While many lower courts still rely on Chevron, the Supreme Court has been less likely to do so as it moved to the right in recent years, with the addition of three justices nominated by Trump.

Roberts alluded to that reality on Wednesday, suggesting the court had already overruled Chevron in practice. But he has also said justices should be constrained by stare decisis, the doctrine of abiding by past decisions.

Barrett asked whether overturning a foundational decision like Chevron would invite a flood of litigation and open the door to undoing other past rulings.

The cases brought by Atlantic herring fishermen are backed by conservative legal organizations — the Cause of Action Institute and New Civil Liberties Alliance — that have received millions of dollars from the Koch network, founded by billionaire industrialist Charles Koch and his late brother, David Koch.

Opponents of Chevron say the framework unfairly tips the scales in favor of government agencies in litigation challenging burdensome regulations. They say it is unconstitutional to require judges to systematically defer to one powerful party — government agencies — over any other. Agencies, they say, have no authority beyond what Congress has specified.

Supporters of Chevron, including environmental groups, labor and civil rights organizations, say Congress often writes broad statutes to give government experts flexibility to address emerging complex problems. Overturning or scaling back one of the nation’s most cited legal precedents, they say, will hamstring federal agencies and shift power to the courts and Congress.

While the justices have not invoked Chevron since 2016, lower courts have relied on the framework in tens of thousands of cases evaluating federal rules and orders.
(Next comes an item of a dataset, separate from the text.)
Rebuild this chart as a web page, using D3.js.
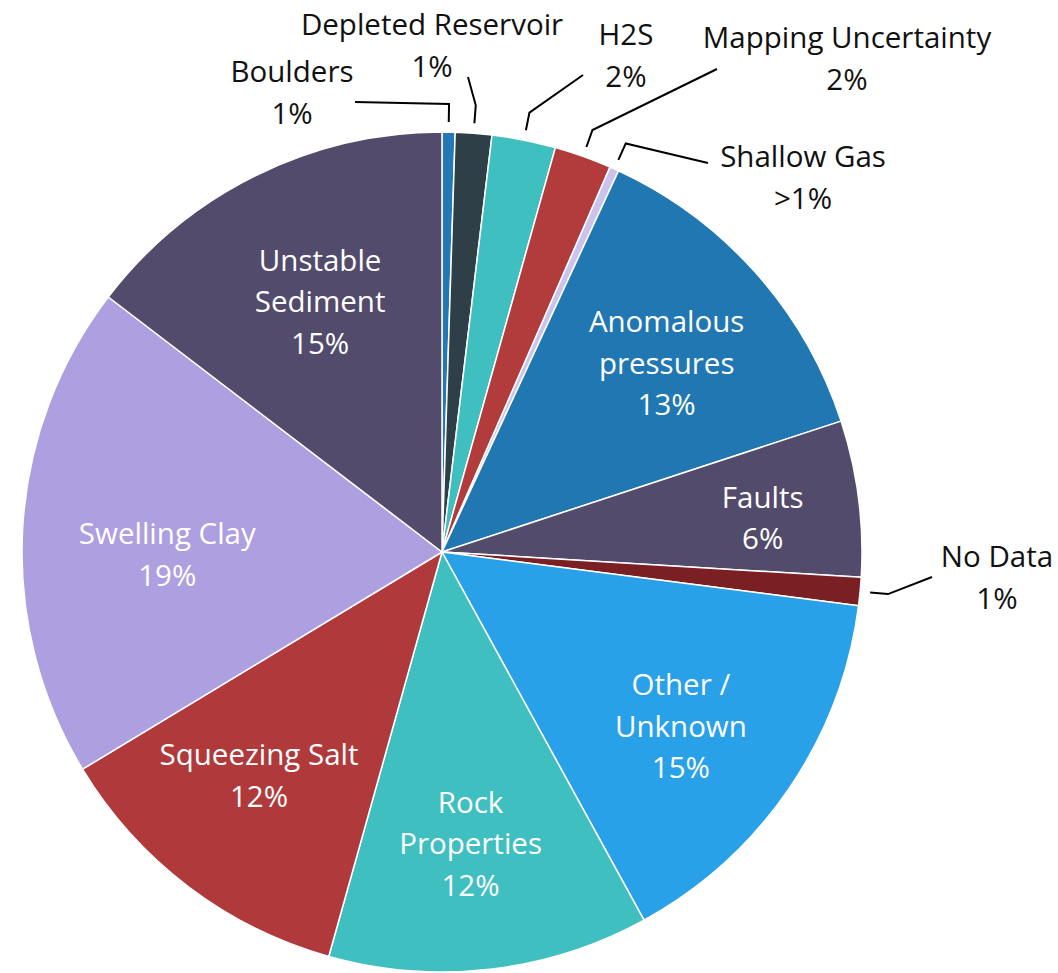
<!DOCTYPE html>
<html>
<head>
<meta charset="utf-8">
<script src="https://cdn.jsdelivr.net/npm/d3@7"></script>
<style>
  html, body { margin: 0; padding: 0; background: #ffffff; }
  svg { display: block; }
</style>
</head>
<body>
<svg id="chart" width="1058" height="973"></svg>
<script>
// Drilling hazard categories, clockwise from 12 o'clock
const categories = [
  "Boulders", "Depleted Reservoir", "H2S", "Mapping Uncertainty", "Shallow Gas",
  "Anomalous pressures", "Faults", "No Data", "Other / Unknown", "Rock Properties",
  "Squeezing Salt", "Swelling Clay", "Unstable Sediment"
];
// Share of incidents, percent
const shares = [0.5, 1.4, 2.45, 2.2, 0.35, 13.05, 6.0, 1.08, 14.97, 12.33, 12.0, 19.03, 14.61];
const colors = [
  "#2378b6", "#2f3f47", "#40bfc0", "#b23b3c", "#cbc3eb",
  "#2077b2", "#534b6b", "#7a1f22", "#29a1e8", "#40bfc0",
  "#b03a3b", "#ae9fe0", "#534b6b"
];
// Which labels sit outside the pie with a leader line
const outsideLabels = ["Boulders", "Depleted Reservoir", "H2S", "Mapping Uncertainty", "Shallow Gas", "No Data"];
// Line breaks used for the wrapped labels
const wrapped = {
  "Anomalous pressures": ["Anomalous", "pressures"],
  "Other / Unknown": ["Other /", "Unknown"],
  "Rock Properties": ["Rock", "Properties"],
  "Unstable Sediment": ["Unstable", "Sediment"]
};

const pctText = v => v < 0.5 ? ">1%" : Math.round(v) + "%";

// Layout
const W = 1058, H = 973;
const cx = 442, cy = 552, R = 420;
const FONT = "'Open Sans', 'Noto Sans', sans-serif";
const FS = 29.5;      // label font size
const LH = 41.5;      // label line spacing

// Radial placement of inside labels as a fraction of R, plus small nudges in px
const insideRadius = { "Unstable Sediment": 0.655, "Swelling Clay": 0.655, "Faults": 0.77 };
const insideNudge = {
  "Unstable Sediment": [0, -3],
  "Anomalous pressures": [5, 7],
  "Faults": [0, 8],
  "Other / Unknown": [-4, 9],
  "Rock Properties": [-5, 0],
  "Squeezing Salt": [-5, -10],
  "Swelling Clay": [0, 18]
};
// Outside label blocks: text centre / first baseline and leader attach point, offsets from the pie centre
const outsideLayout = {
  "Boulders":            { tx: -150, ty: -470, ax: -87, ay: -450 },
  "Depleted Reservoir":  { tx: -10,  ty: -517, ax: 26,  ay: -475 },
  "H2S":                 { tx: 184,  ty: -507, ax: 141, ay: -477 },
  "Mapping Uncertainty": { tx: 405,  ty: -504, ax: 275, ay: -483 },
  "Shallow Gas":         { tx: 361,  ty: -385, ax: 266, ay: -389 },
  "No Data":             { tx: 555,  ty: 15,   ax: 490, ay: 25 }
};

const data = categories.map((name, i) => ({ name, value: shares[i], color: colors[i] }));

const svg = d3.select("#chart");
svg.append("rect").attr("width", W).attr("height", H).attr("fill", "#ffffff");

const g = svg.append("g").attr("transform", `translate(${cx},${cy})`);

const pie = d3.pie().sort(null).value(d => d.value).startAngle(0).endAngle(2 * Math.PI);
const arcs = pie(data);
const arc = d3.arc().innerRadius(0).outerRadius(R);

g.selectAll("path.slice")
  .data(arcs)
  .join("path")
  .attr("class", "slice")
  .attr("d", arc)
  .attr("fill", d => d.data.color)
  .attr("stroke", "#ffffff")
  .attr("stroke-width", 1.5)
  .attr("stroke-linejoin", "round");

const midAngle = d => (d.startAngle + d.endAngle) / 2;
const polar = (a, r) => [r * Math.sin(a), -r * Math.cos(a)];

// Inside labels
const inside = arcs.filter(d => !outsideLabels.includes(d.data.name));
inside.forEach(d => {
  const name = d.data.name;
  const lines = (wrapped[name] || [name]).concat([pctText(d.data.value)]);
  const f = insideRadius[name] || 0.7;
  const [nx, ny] = insideNudge[name] || [0, 0];
  const [px, py] = polar(midAngle(d), R * f);
  const x = px + nx;
  const y0 = py + ny - (lines.length - 1) * LH / 2 + 10;
  const t = g.append("text")
    .attr("text-anchor", "middle")
    .attr("font-family", FONT)
    .attr("font-size", FS)
    .attr("fill", "#ffffff");
  lines.forEach((ln, k) => {
    t.append("tspan").attr("x", x).attr("y", y0 + k * LH).text(ln);
  });
});

// Outside labels with leader lines
const outside = arcs.filter(d => outsideLabels.includes(d.data.name));
outside.forEach(d => {
  const name = d.data.name;
  const L = outsideLayout[name];
  const a = midAngle(d);
  const end = polar(a, R + 10);
  const bend = polar(a, R + 28);
  g.append("path")
    .attr("d", d3.line()([[L.ax, L.ay], bend, end]))
    .attr("fill", "none")
    .attr("stroke", "#000000")
    .attr("stroke-width", 2)
    .attr("stroke-linejoin", "miter");

  const lines = [name, pctText(d.data.value)];
  const t = g.append("text")
    .attr("text-anchor", "middle")
    .attr("font-family", FONT)
    .attr("font-size", FS)
    .attr("fill", "#111111");
  lines.forEach((ln, k) => {
    t.append("tspan").attr("x", L.tx).attr("y", L.ty + k * LH).text(ln);
  });
});
</script>
</body>
</html>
The herring fishermen are challenging a Trump administration program requiring them to carry and pay for monitors aboard their vessels during certain trips to inspect operations and track fishing limits. The National Marine Fisheries Service interpreted a statute passed in 1976 as giving the government the power to pass on the cost of the monitors to the fisherman.

Fishermen from New Jersey and Rhode Island filed nearly identical lawsuits asserting that the Magnuson-Stevens Act does not directly authorize the government to force them to pay for the $700-a-day monitors on trips that often last several days.

In both cases, federal courts of appeal applied Chevron and deferred to the government’s interpretation of the statute. The fishermen then appealed to the Supreme Court.

The industry-funded monitoring program was short-lived, ending last year due to lack of sufficient funding. The fishermen were reimbursed for all costs.

The cases are Loper Bright Enterprises v. Raimondo and Relentless, Inc. v. Department of Commerce.